3. Core Purpose doesn’t have to deliver from day 1.
But you must believe it can get there in time. So, it still needs to feel credible and be faithfully committed to.
This thought is nicely developed in the book ‘It’s not what you sell, it’s what you stand for’.
In essence: Core Purpose is the motivational ethos that drives a company forward. It embodies the ideal. It is there to remind people connected with the business about its aims and goals beyond making money. This purpose should give a sense of long-term meaning and future aspiration. And not be a confessional for initial shortcomings.
4. Don’t mix up CSR with Core Purpose.
The ‘goodness movement’ has hijacked the essence of Core Purpose. There’s a mass rush to create big, lofty purposes bolted to social good. However, not all businesses can make the world a better place or save humanity. And it’s important not to confuse CSR with Core Purpose. They aren’t necessarily one and the same. CSR doesn’t always tie back to a company’s core business focus offering.
However, it’s still OK to be lofty and aim high. But only where credible to the company and relevant to the consumers and categories they serve to make it work. Not every business can be world changing.

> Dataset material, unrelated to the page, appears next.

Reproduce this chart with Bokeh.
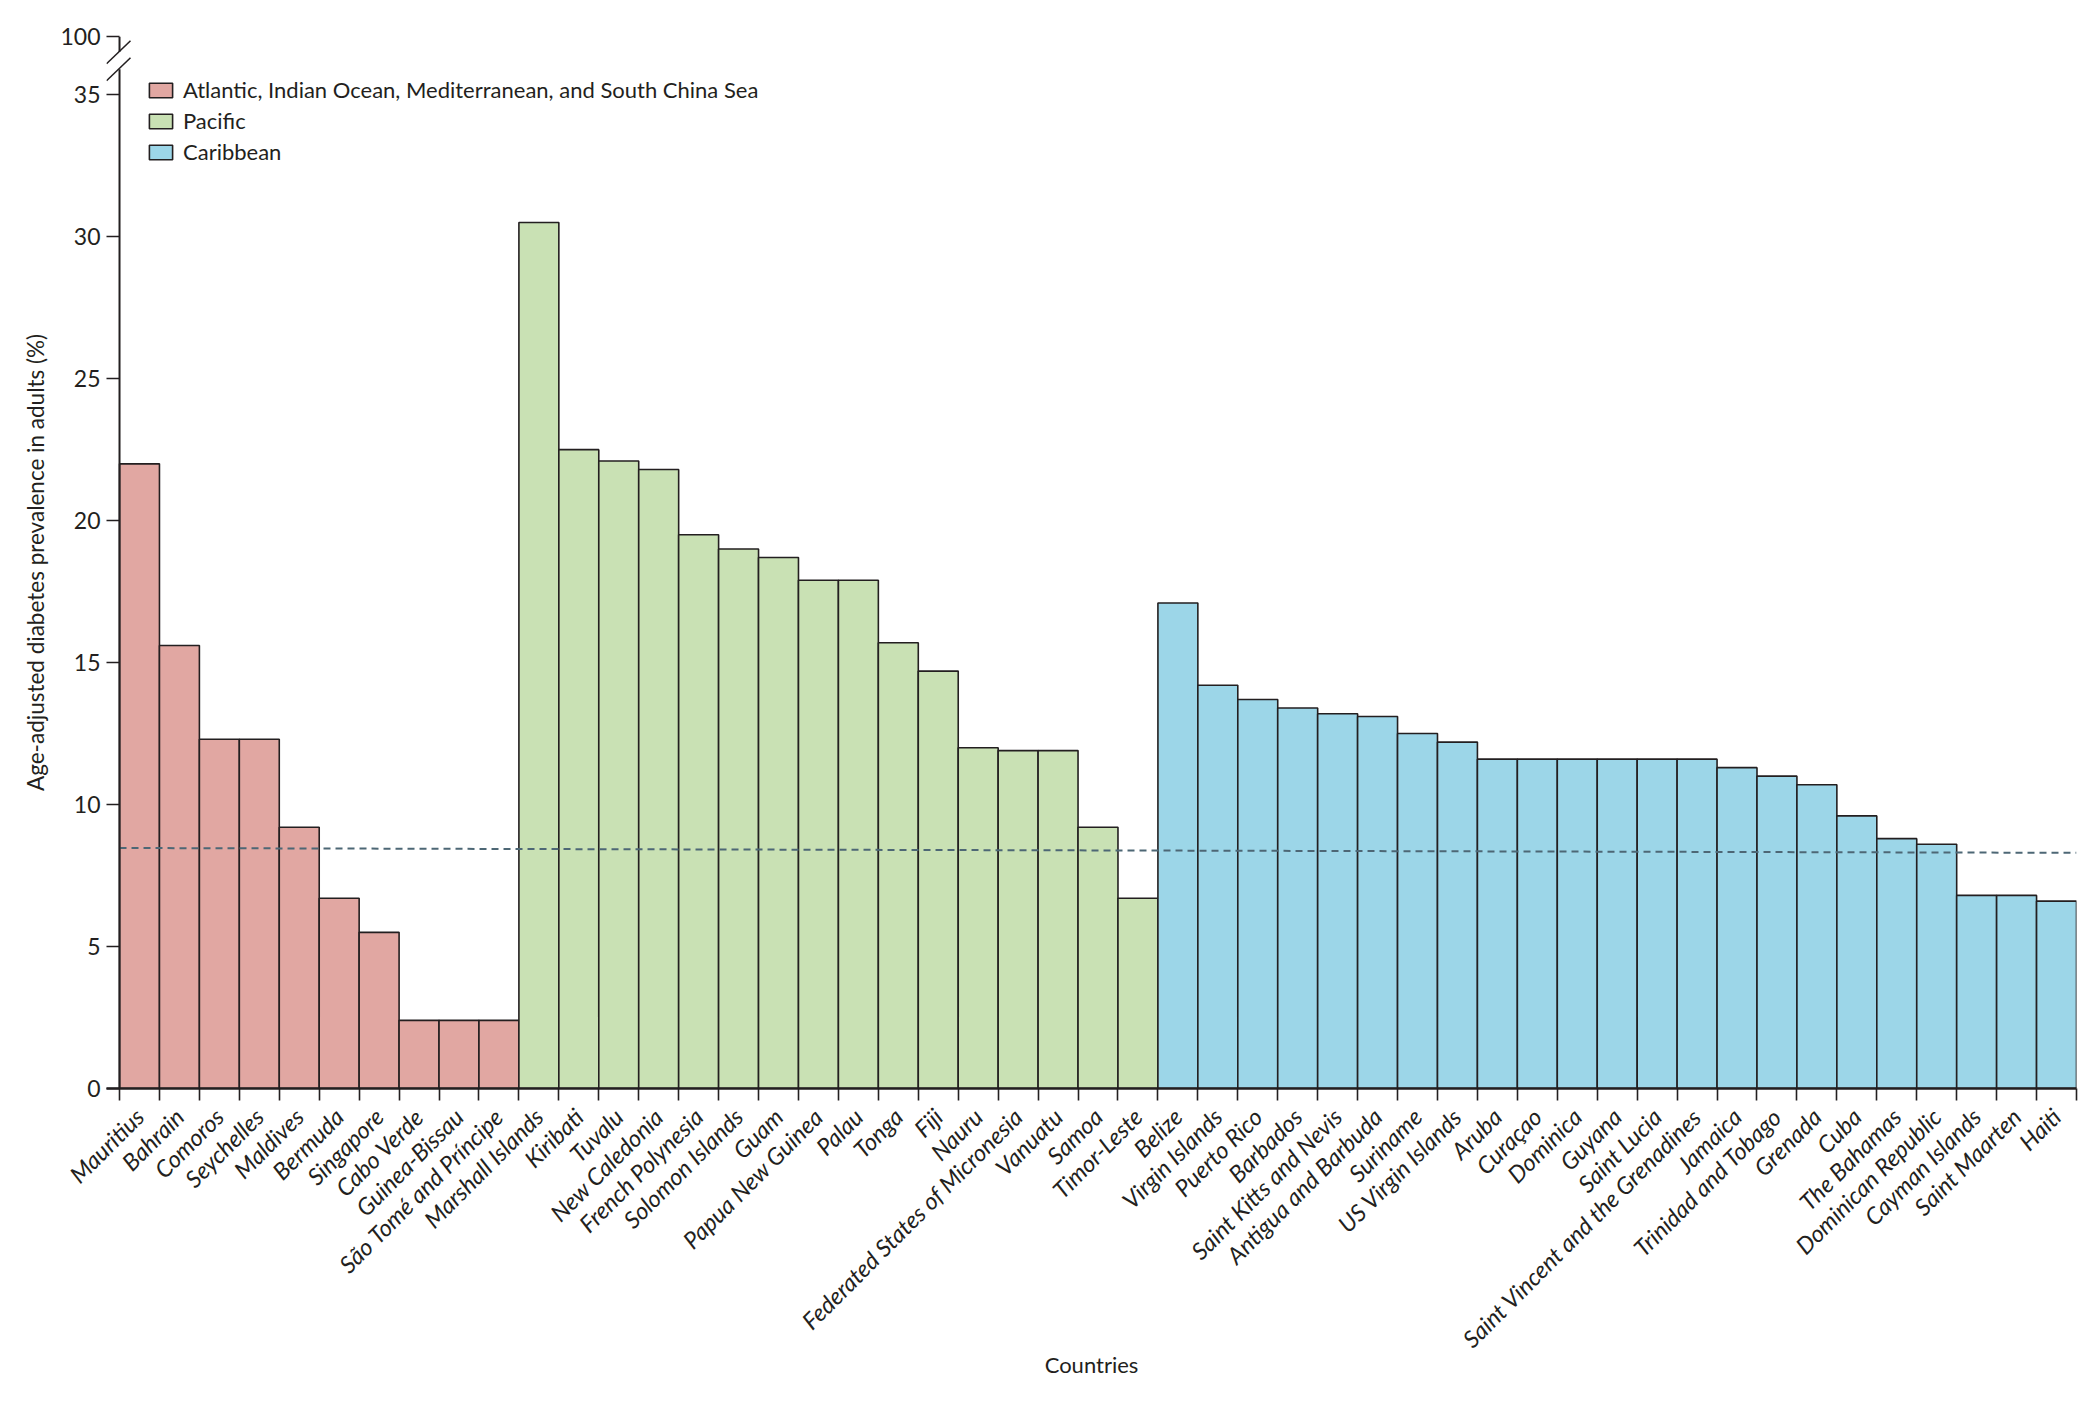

But Core Purpose can also inspire when market focused rather than society focused. Aligned around a business philosophy and approach this doesn’t take away from the importance of why a business was started with the impact it intends to make. (See earlier BMW example).
5. Purpose is the foundation to Mission, Vision and
Core Purpose is the ‘why’ pointing everyone along the same directional path. It embodies the motivation behind a company’s existence. While this is enduring, the application of this will evolve depending upon internal and external factors.
Purpose isn’t Mission. Mission is the ‘how’ - what needs to happen to fulfil the purpose goal through its products/service offering and related business strategies.
Purpose isn’t Vision. Vision is ‘what’ a company hopes to achieve in working towards fulfilling its Purpose.
Purpose isn’t Positioning, despite talk to the contrary. Purpose begins life as an internal ideology; it’s enduring and not primarily focused on trying to differentiate. Positioning on the other hand is relatively ephemeral and completely public facing to gain favourable attention and impact. This is achieved through adapting to external factors such as consumer, competitor and category changes.
The importance of generating revenue and profit cannot be denied. It is essential to commercial success. However, companies with a sense of purpose and competitive mindset that goes beyond money can help direct corporate culture, stakeholder engagement and the models of business leadership.
It isn’t for all companies. But if you decide it’s right for yours, then you need to be serious about getting it fit-for-purpose to best serve your customers and business. I hope this article offers some support.